That’s right, right?
Posted on May 28, 2013
Proverbs 14:12 says, “There is a way that seems right to a man, but in the end it leads to death.” God illuminated this verse last year with a fresh perspective that increased my awareness of His presence in my life over these last 12 months. Previously, I looked at this verse as if sin were the way that seems right but continually leads to death for all those who engage in its seductive siren song. But over the last year, through relationships with people who don’t believe what I believe, I have observed something. In fact I share something with people that believe differently than I do, and it is this, sin never seems right before you do it.
I’ve listened to people’s stories of walking on the edge of sin and all of a sudden something in them says, “this just isn’t right, I’m not going to do this.” And listening to others process on the back end of a decision and say, “I didn’t think it was right but I did it anyway.” It’s fascinating really. People sinning is not fascinating, or sin leading to death is not fascinating; however, sin not seeming right to men (and women) is fascinating. The reason this interests me is I’ve observed that sin (at least how I typically think about it) cannot be the way that seems right to a man, but in the end leads to death.
Again, I’m not saying sin doesn’t have consequences or doesn’t harm us. I’m simply observing even in the midst of people committing sin, I don’t know many people who think, “I think this is the best decision that will bring life to all around me!” So, if sin isn’t the way that seems right but leads to death, what is?!
I believe the way that seems right but in the end leads to death is performance based living in relation to the God of the Scriptures. In today’s world it makes sense to most people that, you get what you pay for, or you get out of something what you put into it. Or what comes around goes around. In Biblical communities we would call that sowing and reaping. In another religion it might be called, karma. The problem is none of it is based in God’s grace. Grace is unmerited or unearned favor or acceptance. In addition, grace is the divine influence upon a man, which allows him or her to really live.
The funny thing about grace is that it actually doesn’t seem right, at first glance. In fact, grace appears unfair. How and why can God be good to people that didn’t prove that they were worthy of His favor or who don’t do enough to maintain the constance of His favor? The New Testament appears highly offensive! Not because God belittle’s us, but because He refuses to accept our spiritual capital as payment for His favor and blessing. This is not to say that there are not consequences to sin, but those wages of death are not paid by God, but by sin itself. God’s economy does not operate on profit and loss, buying and selling, or wage and debt.

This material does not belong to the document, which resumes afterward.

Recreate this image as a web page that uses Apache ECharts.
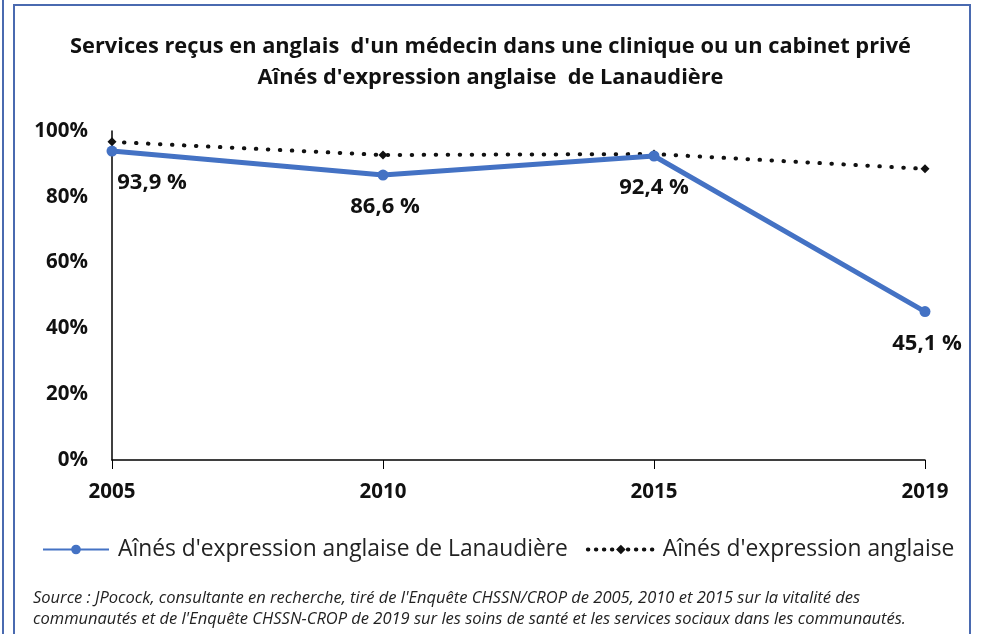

God’s economy operates on gifts, inheritance, and giving & receiving.
God can only give to you from the essence of who He is and in Him is LIFE! He doesn’t operate in death and decay. In fact the only time death and decay work in our lives is if we refuse to accept His already given acceptance also known as abundant life! Again, I’m not advocating for “anything goes,” or being lazy is ok because we are in a new covenant. I have addressed this in other posts and don’t want to belabor this point again. But I’ll leave it at this, Jesus defeated sin, crucified your sinful nature, thereby breaking sins power over your life. The process we are in is believing that’s true, allowing our minds to be renewed (by the Spirit) to this truth, and feasting on His abundant life, which now resides within us.
Earning and performing seem right and can even feel right. After all, this is how the world works, right? But in the end it leads to death because it thrives off the sin of self righteousness. The truth is we were made to live from His investment, His sacrifice, and His life. This is the power of Romans 5, “while we were yet sinners, Christ died for us.” When mankind was at its worst (killing its Creator), God was at His best, reconciling the world to Himself through His death (See 2 Corinthians 5:18-19). This doesn’t make sense and seems upside down. The truth is, this reality reveals how upside down our understanding of God and His desire for the world really are. So, let God reveal Himself to you, through His word, through community, and by His Spirit. And as always, this is very good news!